Pentagon officials said they didn't know how the detonators had been sent when Taiwan had ordered helicopter batteries or who was responsible. Michael Wynne, the secretary of the Air Force, said the cone-shaped fuses didn't resemble the power batteries that Taiwan had requested.

In addition there's a question of why they weren't reported missing earlier. The military discovered the error last week only when Taiwan authorities alerted it to the error. Military officials said that the fuses, recovered in the last few days, apparently hadn't been tampered with.

Wynne said that the misdirected detonators, used to ignite the trigger of a Mark-12 nuclear weapon, didn't pose a security threat. The triggers couldn't be used to detonate other weapons, officials said.
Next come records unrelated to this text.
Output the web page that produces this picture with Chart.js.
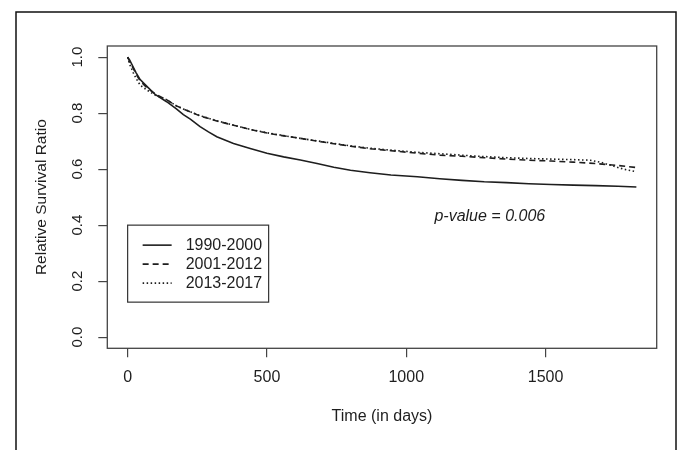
<!DOCTYPE html>
<html>
<head>
<meta charset="utf-8">
<script src="https://cdn.jsdelivr.net/npm/chart.js@4.4.1/dist/chart.umd.min.js"></script>
<style>
    html, body { margin: 0; padding: 0; background: #fff; }
    #wrap { width: 681px; height: 450px; }
</style>
</head>
<body>
<div id="wrap"><canvas id="survChart" width="681" height="450"></canvas></div>
<script>
// Relative survival by diagnosis period
const seriesLabels = ['1990-2000', '2001-2012', '2013-2017'];

const days1990 = [0, 7, 20, 30, 45, 70, 100, 140, 175, 200, 225, 260, 290, 320, 380, 440, 500, 560, 620, 680, 740, 800, 870, 945, 1040, 1120, 1200, 1280, 1360, 1440, 1520, 1600, 1680, 1760, 1826];
const surv1990 = [1.0, 0.990, 0.965, 0.945, 0.920, 0.895, 0.866, 0.841, 0.815, 0.795, 0.779, 0.752, 0.733, 0.716, 0.692, 0.674, 0.657, 0.644, 0.633, 0.620, 0.607, 0.596, 0.587, 0.579, 0.573, 0.566, 0.560, 0.555, 0.552, 0.548, 0.545, 0.543, 0.541, 0.539, 0.536];

const days2001 = [0, 7, 20, 30, 45, 70, 100, 140, 175, 200, 260, 320, 380, 440, 500, 560, 620, 680, 740, 800, 870, 945, 1040, 1120, 1200, 1280, 1360, 1440, 1520, 1600, 1680, 1760, 1826];
const surv2001 = [1.0, 0.985, 0.960, 0.940, 0.915, 0.890, 0.868, 0.848, 0.826, 0.815, 0.790, 0.772, 0.757, 0.742, 0.729, 0.719, 0.710, 0.700, 0.691, 0.682, 0.673, 0.666, 0.657, 0.650, 0.646, 0.641, 0.636, 0.632, 0.629, 0.625, 0.620, 0.613, 0.606];

const days2013 = [0, 7, 20, 30, 45, 70, 100, 140, 175, 200, 260, 320, 380, 440, 500, 560, 620, 680, 740, 800, 870, 945, 1040, 1120, 1200, 1280, 1360, 1440, 1520, 1600, 1660, 1700, 1740, 1780, 1826];
const surv2013 = [1.0, 0.975, 0.945, 0.925, 0.900, 0.882, 0.864, 0.848, 0.826, 0.815, 0.791, 0.773, 0.757, 0.742, 0.730, 0.720, 0.710, 0.701, 0.692, 0.683, 0.675, 0.668, 0.660, 0.655, 0.650, 0.645, 0.641, 0.638, 0.636, 0.634, 0.632, 0.624, 0.612, 0.600, 0.591];

const xTicks = [0, 500, 1000, 1500];
const xTickLabels = ['0', '500', '1000', '1500'];
const yTicks = [0, 0.2, 0.4, 0.6, 0.8, 1.0];
const yTickLabels = ['0.0', '0.2', '0.4', '0.6', '0.8', '1.0'];

const pValueText = 'p-value = 0.006';

const FONT = 'Liberation Sans, Arial, Helvetica, sans-serif';
const INK = '#1e1e1e';

const toPoints = (xs, ys) => xs.map((x, i) => ({ x: x, y: ys[i] }));

// Frame, box round the plot, legend and p-value note
const decorations = {
    id: 'decorations',
    afterDraw(chart) {
        const { ctx, chartArea: a, scales } = chart;
        ctx.save();

        // outer figure frame
        ctx.strokeStyle = '#111';
        ctx.lineWidth = 1.5;
        ctx.strokeRect(16, 12, 660, 470);

        // plot box
        ctx.strokeStyle = '#444';
        ctx.lineWidth = 1.3;
        ctx.strokeRect(a.left, a.top, a.right - a.left, a.bottom - a.top);

        // legend anchored at (0, 0.4) like R's legend()
        const lx = scales.x.getPixelForValue(0);
        const ly = scales.y.getPixelForValue(0.4);
        ctx.strokeStyle = '#333';
        ctx.lineWidth = 1.2;
        ctx.strokeRect(lx, ly, 141, 77);
        ctx.font = '16px ' + FONT;
        ctx.fillStyle = INK;
        ctx.textBaseline = 'middle';
        ctx.textAlign = 'left';
        chart.data.datasets.forEach((ds, i) => {
            const rowY = ly + 20 + i * 19;
            ctx.beginPath();
            ctx.setLineDash(ds.borderDash || []);
            ctx.strokeStyle = ds.borderColor;
            ctx.lineWidth = ds.borderWidth;
            ctx.moveTo(lx + 15, rowY);
            ctx.lineTo(lx + 44, rowY);
            ctx.stroke();
            ctx.setLineDash([]);
            ctx.fillText(ds.label, lx + 58, rowY);
        });

        // p-value note, placed in data coordinates
        ctx.font = 'italic 16px ' + FONT;
        ctx.textAlign = 'center';
        ctx.fillText(pValueText, scales.x.getPixelForValue(1300), scales.y.getPixelForValue(0.432));

        ctx.restore();
    }
};

new Chart(document.getElementById('survChart'), {
    type: 'line',
    data: {
        datasets: [
            {
                label: seriesLabels[0],
                data: toPoints(days1990, surv1990),
                borderColor: INK,
                borderWidth: 1.6
            },
            {
                label: seriesLabels[1],
                data: toPoints(days2001, surv2001),
                borderColor: INK,
                borderWidth: 1.6,
                borderDash: [6, 4]
            },
            {
                label: seriesLabels[2],
                data: toPoints(days2013, surv2013),
                borderColor: INK,
                borderWidth: 1.6,
                borderDash: [1.5, 2.5]
            }
        ]
    },
    options: {
        responsive: false,
        animation: false,
        devicePixelRatio: 1,
        layout: { padding: { left: 0, top: 46, right: 24.3, bottom: 0 } },
        elements: {
            point: { radius: 0 },
            line: { tension: 0, fill: false }
        },
        plugins: {
            legend: { display: false },
            tooltip: { enabled: false }
        },
        scales: {
            x: {
                type: 'linear',
                min: -73,
                max: 1899,
                afterBuildTicks: (scale) => { scale.ticks = xTicks.map(v => ({ value: v })); },
                afterFit: (scale) => { scale.height = 101.7; },
                border: { display: false },
                grid: { drawOnChartArea: false, drawTicks: true, tickLength: 9, color: '#444', lineWidth: 1.2 },
                ticks: {
                    autoSkip: false,
                    maxRotation: 0,
                    padding: 11,
                    color: INK,
                    font: { family: FONT, size: 16 },
                    callback: (v, i) => xTickLabels[i]
                },
                title: {
                    display: true,
                    text: 'Time (in days)',
                    color: INK,
                    font: { family: FONT, size: 16 },
                    padding: { top: 0, bottom: 24 }
                }
            },
            y: {
                min: -0.04,
                max: 1.04,
                afterBuildTicks: (scale) => { scale.ticks = yTicks.map(v => ({ value: v })); },
                afterFit: (scale) => { scale.width = 107.3; },
                border: { display: false },
                grid: { drawOnChartArea: false, drawTicks: true, tickLength: 9, color: '#444', lineWidth: 1.2 },
                ticks: {
                    autoSkip: false,
                    minRotation: 90,
                    maxRotation: 90,
                    crossAlign: 'center',
                    padding: 9.6,
                    color: INK,
                    font: { family: FONT, size: 15 },
                    callback: (v, i) => yTickLabels[i]
                },
                title: {
                    display: true,
                    text: 'Relative Survival Ratio',
                    color: INK,
                    font: { family: FONT, size: 15.5 },
                    padding: { top: 32.3, bottom: 0 }
                }
            }
        }
    },
    plugins: [decorations]
});
</script>
</body>
</html>
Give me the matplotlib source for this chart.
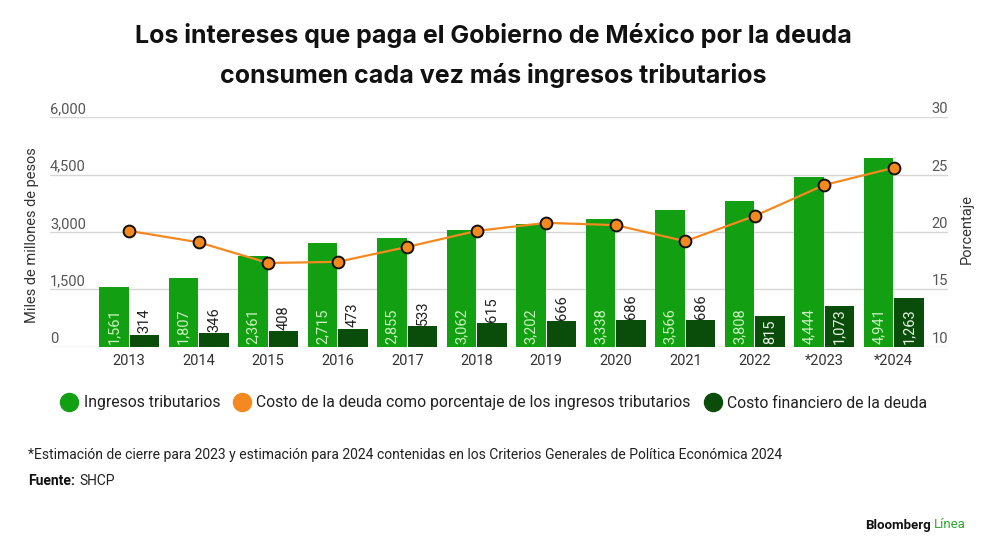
import matplotlib
matplotlib.use("Agg")
import matplotlib.pyplot as plt
from matplotlib.lines import Line2D
import numpy as np

plt.rcParams['font.family'] = ['Roboto', 'DejaVu Sans']

years = ['2013', '2014', '2015', '2016', '2017', '2018', '2019', '2020',
         '2021', '2022', '*2023', '*2024']
ingresos = [1561, 1807, 2361, 2715, 2855, 3062, 3202, 3338, 3566, 3808, 4444, 4941]
costo = [314, 346, 408, 473, 533, 615, 666, 686, 686, 815, 1073, 1263]
porcentaje = [20.1, 19.1, 17.3, 17.4, 18.7, 20.1, 20.8, 20.6, 19.2, 21.4, 24.1, 25.6]

c_light = '#12a012'
c_dark = '#0a4d0a'
c_orange = '#f4891f'
c_grid = '#d6d6d6'
c_tick = '#555555'

fig = plt.figure(figsize=(10, 5.58), dpi=100)
ax = fig.add_axes([0.05, 0.3787, 0.898, 0.411])
ax2 = ax.twinx()

x = np.arange(len(years))
w = 0.42
off = 0.22

ax.bar(x - off, ingresos, w, color=c_light, zorder=2)
ax.bar(x + off, costo, w, color=c_dark, zorder=2)

for xi, v in zip(x, ingresos):
    ax.text(xi - off, 70, f'{v:,}', rotation=90, ha='center', va='bottom',
            fontsize=10.5, color='#c9f2bd', zorder=3)
for xi, v in zip(x, costo):
    if v >= 800:
        ax.text(xi + off, 70, f'{v:,}', rotation=90, ha='center', va='bottom',
                fontsize=10.5, color='#e8f5e4', zorder=3)
    else:
        ax.text(xi + off, v + 40, f'{v:,}', rotation=90, ha='center', va='bottom',
                fontsize=10.5, color='#222222', zorder=3)

ax2.plot(x, porcentaje, color=c_orange, lw=1.6, marker='o', ms=8.5,
         mfc=c_orange, mec='#111111', mew=1.4, zorder=4)

ax.set_xlim(-1.14, 11.78)
ax.set_ylim(0, 6000)
ax2.set_ylim(10, 30)

yt = [0, 1500, 3000, 4500, 6000]
yt2 = [10, 15, 20, 25, 30]
ax.set_yticks(yt)
ax.set_yticklabels([])
ax2.set_yticks(yt2)
ax2.set_yticklabels([])
for v in yt:
    ax.axhline(v, color=c_grid, lw=1, zorder=1)
    ax.text(-1.14, v + 25, f'{v:,}', ha='left', va='bottom', fontsize=10.5, color=c_tick)
for v in yt2:
    ax2.text(11.78, v + 0.08, str(v), ha='right', va='bottom', fontsize=10.5, color=c_tick)

ax.set_xticks(x)
ax.set_xticklabels(years, fontsize=10.5, color='#333333')
ax.tick_params(axis='x', length=0, pad=5)
ax.tick_params(axis='y', length=0)
ax2.tick_params(axis='y', length=0)
for a in (ax, ax2):
    for s in a.spines.values():
        s.set_visible(False)

fig.text(0.032, 0.578, 'Miles de millones de pesos', rotation=90, ha='center',
         va='center', fontsize=10.5, color='#333333')
fig.text(0.967, 0.59, 'Porcentaje', rotation=90, ha='center', va='center',
         fontsize=10.5, color='#333333')

fig.text(0.493, 1 - 35 / 558, 'Los intereses que paga el Gobierno de México por la deuda',
         ha='center', va='center', fontsize=18, fontweight='bold', color='#111111',
         family=['Inter', 'DejaVu Sans'])
fig.text(0.493, 1 - 75 / 558, 'consumen cada vez más ingresos tributarios',
         ha='center', va='center', fontsize=18, fontweight='bold', color='#111111',
         family=['Inter', 'DejaVu Sans'])

handles = [
    Line2D([], [], ls='none', marker='o', ms=13, mfc=c_light, mec=c_light),
    Line2D([], [], ls='none', marker='o', ms=13, mfc=c_orange, mec=c_orange),
    Line2D([], [], ls='none', marker='o', ms=13, mfc=c_dark, mec=c_dark),
]
labels = ['Ingresos tributarios',
          'Costo de la deuda como porcentaje de los ingresos tributarios',
          'Costo financiero de la deuda']
fig.legend(handles, labels, loc='center', bbox_to_anchor=(0.495, 1 - 403 / 558),
           ncol=3, frameon=False, fontsize=11.3, handlelength=0.8, handletextpad=0.5,
           columnspacing=1.0, labelcolor='#222222')

fig.text(0.028, 1 - 455 / 558,
         '*Estimación de cierre para 2023 y estimación para 2024 contenidas en los Criterios Generales de Política Económica 2024',
         ha='left', va='center', fontsize=10, color='#222222')
fuente = fig.text(0.028, 1 - 481 / 558, 'Fuente:', ha='left', va='center', fontsize=10,
                  fontweight='bold', color='#111111')
fig.add_artist(plt.Annotation('SHCP', xy=(1, 0.5), xycoords=fuente, xytext=(3, 0),
                              textcoords='offset points', ha='left', va='center',
                              fontsize=10, color='#222222'))

bb = fig.text(0.865, 1 - 525 / 558, 'Bloomberg', ha='left', va='center', fontsize=9.5,
              fontweight='bold', color='#111111')
fig.add_artist(plt.Annotation('Línea', xy=(1, 0.5), xycoords=bb, xytext=(2.5, 0),
                              textcoords='offset points', ha='left', va='center',
                              fontsize=9.5, color='#2ea82e'))

fig.savefig('out.png', dpi=100, facecolor='white')
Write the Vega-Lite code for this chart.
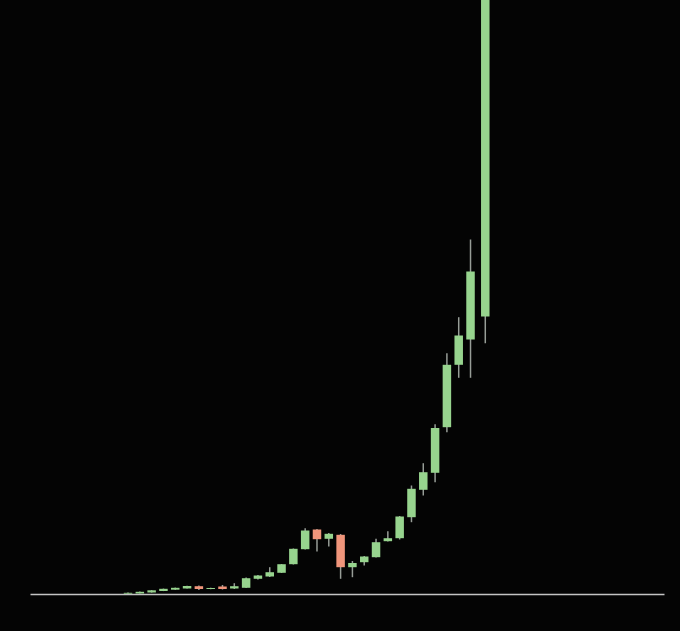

"This could not be construed as being nuclear material. It is a component for the fuse in the nose cone for a nuclear system," Wynne said

That the Pentagon discovered the error only last week raised new questions about the security of its nuclear arsenal. It may make it harder for the U.S. to argue to Pakistan, Russia, North Korea and other nations that they can't be trusted to secure their nuclear arsenals properly, said Victoria Samson, a research associate at the nonpartisan Center for Defense Information.

"It's kind of difficult to criticize them when we have these issues," Samson said. The U.S. military has procedures to secure its nuclear-weapons arsenal, but "they are just not being followed."

Defense Secretary Robert Gates ordered an investigation of the Taiwan shipment and how the U.S. secures its nuclear arsenal, which will be headed by Adm. Kirkland Donald, the director of Navy Nuclear Propulsion.

"We'll do a thorough investigation, and those who are responsible will be held accountable. The secretary is quite forceful on this," Ryan Henry, the undersecretary of defense policy, said Tuesday during a news conference.

But now there are new questions about whether other parts of U.S. nuclear weapons are missing.

Wynne said the military conducted quarterly checks of its nuclear arsenal, but he couldn't explain how it didn't notice the missing fuses in as many as eight checks. That will be part of the investigation, he said.

"What else have we shipped out?" asked Samson of the Center for Defense Information.

Henry said the military notified China and key members of Congress about the missing arsenal. Beijing considers the independently governed island of Taiwan as part of China, making all U.S. decisions to sell arms to Taiwan controversial.